Lolita, by Vladimir Nabokov
American publishers in the 1950s were unanimously opposed to Nabokov’s now classic novel. One rejection letter read, “I recommend that it be buried under a stone for a thousand years.” He sought—and found—better luck in Paris.
The Tale of Peter Rabbit, by Beatrix Potter
Perhaps it was the same fools who continually rejected the first Dr. Seuss book, And To Think That It Happened on Mulberry Street, who also tried to shut down the dreams of one Beatrix Potter. (If those children’s book editors liked neither Seuss nor Potter, one must ask, what on earth did they like?) Lucky for all of us, she persevered, self-publishing 250 black-and-white copies in 1901 of what has since become a children’s classic.
A Confederacy of Dunces, by John Kennedy Toole
After five years of rejection, prospective author John Kennedy Toole committed suicide, at which point his mother labored for another seven years to get his manuscript published. She finally succeeded and, thanks to her determination as much as his talent, her son eventually won a (posthumous) Pulitzer Prize.
The Collected Poems of Emily Dickinson, by Emily Dickinson
Unlike most authors, Dickinson was not driven by a desire to be widely read, let alone famous. What poems of hers appeared in print during her life did so anonymously and/or, scholars suspect, without her consent: “Dickinson evidently valued her privacy too much to risk the fate of a nineteenth-century literary celebrity.” Her family and executors began publishing her work after her death, and poems continued trickling into the public consciousness until the mid 20th century.

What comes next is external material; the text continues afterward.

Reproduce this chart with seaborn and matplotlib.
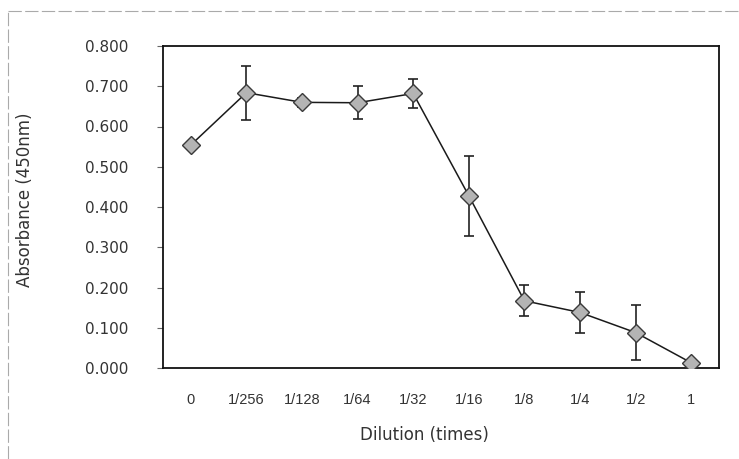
import matplotlib
matplotlib.use("Agg")
import matplotlib.pyplot as plt
import seaborn as sns
import pandas as pd
from matplotlib.lines import Line2D

dilutions = ["0", "1/256", "1/128", "1/64", "1/32", "1/16", "1/8", "1/4", "1/2", "1"]
absorbance = [0.554, 0.684, 0.660, 0.659, 0.682, 0.428, 0.167, 0.138, 0.088, 0.013]
errors = [0.0, 0.067, 0.012, 0.041, 0.036, 0.099, 0.038, 0.050, 0.069, 0.0]
yticks = [0.0, 0.1, 0.2, 0.3, 0.4, 0.5, 0.6, 0.7, 0.8]

df = pd.DataFrame({"Dilution": dilutions, "Absorbance": absorbance, "err": errors})

sns.set_theme(style="white")
plt.rcParams["font.family"] = ["Liberation Sans", "DejaVu Sans"]

fig = plt.figure(figsize=(7.39, 4.59), dpi=100)
ax = fig.add_axes([163 / 739, 1 - 368 / 459, (719 - 163) / 739, (368 - 46) / 459])

ax.errorbar(df["Dilution"], df["Absorbance"], yerr=df["err"], fmt="none",
            ecolor="#222222", elinewidth=1.2, capsize=3.5, capthick=1.2, zorder=2)
sns.lineplot(data=df, x="Dilution", y="Absorbance", ax=ax, color="#1a1a1a",
             linewidth=1.1, marker="D", markersize=9, markerfacecolor="#b4b4b4",
             markeredgecolor="#3a3a3a", markeredgewidth=1.0, sort=False, zorder=3)

ax.set_xlim(-0.5, 9.5)
ax.set_ylim(0, 0.8)
ax.set_yticks(yticks)
ax.set_yticklabels([f"{v:.3f}" for v in yticks], family="DejaVu Sans", fontsize=11)
for s in ax.spines.values():
    s.set_color("#111111")
    s.set_linewidth(1.3)
ax.tick_params(axis="y", which="both", left=True, length=4, width=0.8, color="#666666",
               direction="out", pad=21, labelcolor="#333333")
ax.tick_params(axis="x", bottom=False, pad=12, labelsize=10.5, labelcolor="#333333")

ax.set_xlabel("Dilution (times)", fontsize=12, color="#333333", family="DejaVu Sans")
ax.set_ylabel("Absorbance (450nm)", fontsize=12, color="#333333", family="DejaVu Sans")
ax.xaxis.set_label_coords((424 - 163) / 556, -(435 - 368) / 322)
ax.yaxis.set_label_coords(-(163 - 25) / 556, (368 - 200) / 322)
ax.xaxis.label.set_va("center")
ax.yaxis.label.set_va("center")

# faint scan border
fig.add_artist(Line2D([8 / 739, 1.0], [1 - 11 / 459, 1 - 11 / 459], transform=fig.transFigure,
                      color="#aaaaaa", linewidth=0.8, linestyle=(0, (12, 3))))
fig.add_artist(Line2D([8 / 739, 8 / 739], [0.0, 1 - 11 / 459], transform=fig.transFigure,
                      color="#aaaaaa", linewidth=0.8, linestyle=(0, (12, 3))))

fig.savefig("out.png", dpi=100)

Twilight, by Stephenie Meyer
Stephenie Meyer’s vampire romances have sold over 120 million copies worldwide. Without Twilight, millions of girls born in the past few years would not have been named Bella; more dire still, without Twilight, there would be no Fifty Shades of Grey. Yet Twilight made it as a result of a fluke: a young assistant at the Writer’s House literary agency happened to pick Meyer’s query letter out of the slush pile.

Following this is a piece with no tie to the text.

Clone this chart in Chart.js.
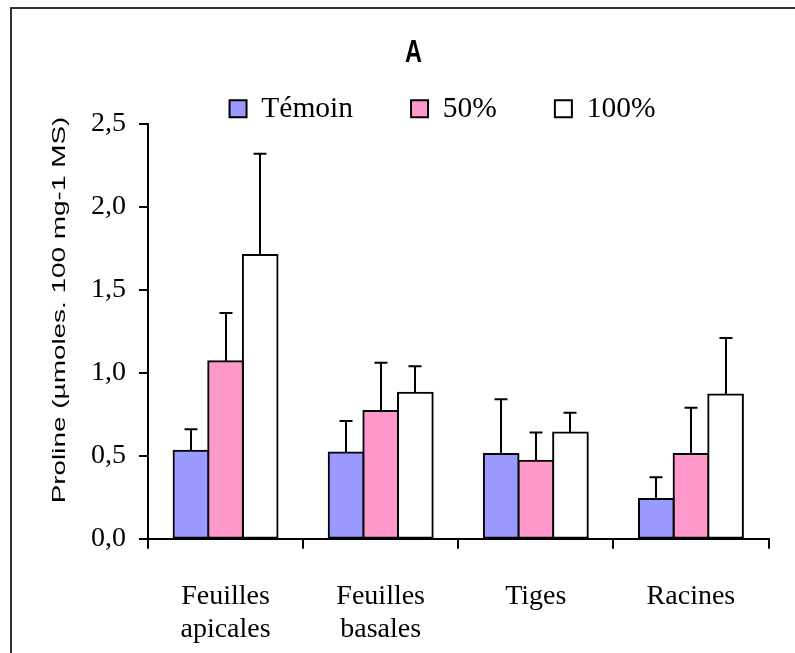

Chicken Soup for the Soul, by Jack Canfield and Mark Victor Hansen
A whopping 140 editors passed on what seems in retrospect to be one of the biggest no-brainers in publishing history. What were wire racks in drug stores invented for if not to showcase these catchy, feel-good paperback anthologies? As Cracked put it:
The fate of the book came down to finding a publisher who was desperate enough. That publisher was Health Communications, a small company specializing in recovery books on subjects like alcoholism and drug addiction…. When they saw Chicken Soup for the Soul, they immediately loved it and snapped it right up for a hefty advance of zero dollars. Then they watched as approximately every English-speaking person on Earth bought a copy.